— Begin —
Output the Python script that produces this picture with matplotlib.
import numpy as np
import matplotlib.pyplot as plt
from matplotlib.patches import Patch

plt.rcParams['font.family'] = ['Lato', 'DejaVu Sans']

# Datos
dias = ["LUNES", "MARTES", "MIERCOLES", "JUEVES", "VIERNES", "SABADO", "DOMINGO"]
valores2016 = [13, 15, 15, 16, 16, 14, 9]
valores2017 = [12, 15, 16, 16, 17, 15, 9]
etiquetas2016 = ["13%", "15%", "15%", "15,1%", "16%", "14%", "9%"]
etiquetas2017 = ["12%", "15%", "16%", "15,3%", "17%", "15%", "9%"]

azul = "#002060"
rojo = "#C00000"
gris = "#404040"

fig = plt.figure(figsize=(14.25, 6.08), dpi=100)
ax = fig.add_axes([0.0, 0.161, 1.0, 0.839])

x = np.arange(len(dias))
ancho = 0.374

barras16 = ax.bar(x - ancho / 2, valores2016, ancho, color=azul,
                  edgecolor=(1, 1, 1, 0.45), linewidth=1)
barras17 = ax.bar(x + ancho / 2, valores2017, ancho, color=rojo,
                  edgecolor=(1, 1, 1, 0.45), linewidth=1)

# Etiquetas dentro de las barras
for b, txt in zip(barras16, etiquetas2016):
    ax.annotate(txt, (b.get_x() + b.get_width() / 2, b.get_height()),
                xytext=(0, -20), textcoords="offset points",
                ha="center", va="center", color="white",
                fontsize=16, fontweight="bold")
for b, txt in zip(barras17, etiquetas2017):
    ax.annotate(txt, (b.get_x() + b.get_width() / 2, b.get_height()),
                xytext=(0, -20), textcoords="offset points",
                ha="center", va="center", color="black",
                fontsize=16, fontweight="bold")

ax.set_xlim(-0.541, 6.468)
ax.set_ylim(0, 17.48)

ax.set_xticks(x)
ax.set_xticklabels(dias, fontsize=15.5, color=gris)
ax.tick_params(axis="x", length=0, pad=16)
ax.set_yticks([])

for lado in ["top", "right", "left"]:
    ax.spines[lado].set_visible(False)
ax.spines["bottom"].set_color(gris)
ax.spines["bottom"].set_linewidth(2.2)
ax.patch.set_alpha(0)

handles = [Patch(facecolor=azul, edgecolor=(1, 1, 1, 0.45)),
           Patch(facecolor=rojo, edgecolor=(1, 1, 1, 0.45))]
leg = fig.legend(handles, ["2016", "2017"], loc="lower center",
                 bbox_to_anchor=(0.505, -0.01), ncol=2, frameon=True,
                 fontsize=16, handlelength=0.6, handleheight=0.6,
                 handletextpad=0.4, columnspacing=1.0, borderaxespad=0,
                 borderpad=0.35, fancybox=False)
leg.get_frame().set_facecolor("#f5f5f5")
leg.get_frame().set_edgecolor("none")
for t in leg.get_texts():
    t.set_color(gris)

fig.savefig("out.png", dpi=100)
— End —
Extract the listing in its entirety and repeat it exactly.

Output the Python script that produces this picture with matplotlib.
import numpy as np
import matplotlib.pyplot as plt
from matplotlib.patches import Patch

plt.rcParams['font.family'] = ['Lato', 'DejaVu Sans']

# Datos
dias = ["LUNES", "MARTES", "MIERCOLES", "JUEVES", "VIERNES", "SABADO", "DOMINGO"]
valores2016 = [13, 15, 15, 16, 16, 14, 9]
valores2017 = [12, 15, 16, 16, 17, 15, 9]
etiquetas2016 = ["13%", "15%", "15%", "15,1%", "16%", "14%", "9%"]
etiquetas2017 = ["12%", "15%", "16%", "15,3%", "17%", "15%", "9%"]

azul = "#002060"
rojo = "#C00000"
gris = "#404040"

fig = plt.figure(figsize=(14.25, 6.08), dpi=100)
ax = fig.add_axes([0.0, 0.161, 1.0, 0.839])

x = np.arange(len(dias))
ancho = 0.374

barras16 = ax.bar(x - ancho / 2, valores2016, ancho, color=azul,
                  edgecolor=(1, 1, 1, 0.45), linewidth=1)
barras17 = ax.bar(x + ancho / 2, valores2017, ancho, color=rojo,
                  edgecolor=(1, 1, 1, 0.45), linewidth=1)

# Etiquetas dentro de las barras
for b, txt in zip(barras16, etiquetas2016):
    ax.annotate(txt, (b.get_x() + b.get_width() / 2, b.get_height()),
                xytext=(0, -20), textcoords="offset points",
                ha="center", va="center", color="white",
                fontsize=16, fontweight="bold")
for b, txt in zip(barras17, etiquetas2017):
    ax.annotate(txt, (b.get_x() + b.get_width() / 2, b.get_height()),
                xytext=(0, -20), textcoords="offset points",
                ha="center", va="center", color="black",
                fontsize=16, fontweight="bold")

ax.set_xlim(-0.541, 6.468)
ax.set_ylim(0, 17.48)

ax.set_xticks(x)
ax.set_xticklabels(dias, fontsize=15.5, color=gris)
ax.tick_params(axis="x", length=0, pad=16)
ax.set_yticks([])

for lado in ["top", "right", "left"]:
    ax.spines[lado].set_visible(False)
ax.spines["bottom"].set_color(gris)
ax.spines["bottom"].set_linewidth(2.2)
ax.patch.set_alpha(0)

handles = [Patch(facecolor=azul, edgecolor=(1, 1, 1, 0.45)),
           Patch(facecolor=rojo, edgecolor=(1, 1, 1, 0.45))]
leg = fig.legend(handles, ["2016", "2017"], loc="lower center",
                 bbox_to_anchor=(0.505, -0.01), ncol=2, frameon=True,
                 fontsize=16, handlelength=0.6, handleheight=0.6,
                 handletextpad=0.4, columnspacing=1.0, borderaxespad=0,
                 borderpad=0.35, fancybox=False)
leg.get_frame().set_facecolor("#f5f5f5")
leg.get_frame().set_edgecolor("none")
for t in leg.get_texts():
    t.set_color(gris)

fig.savefig("out.png", dpi=100)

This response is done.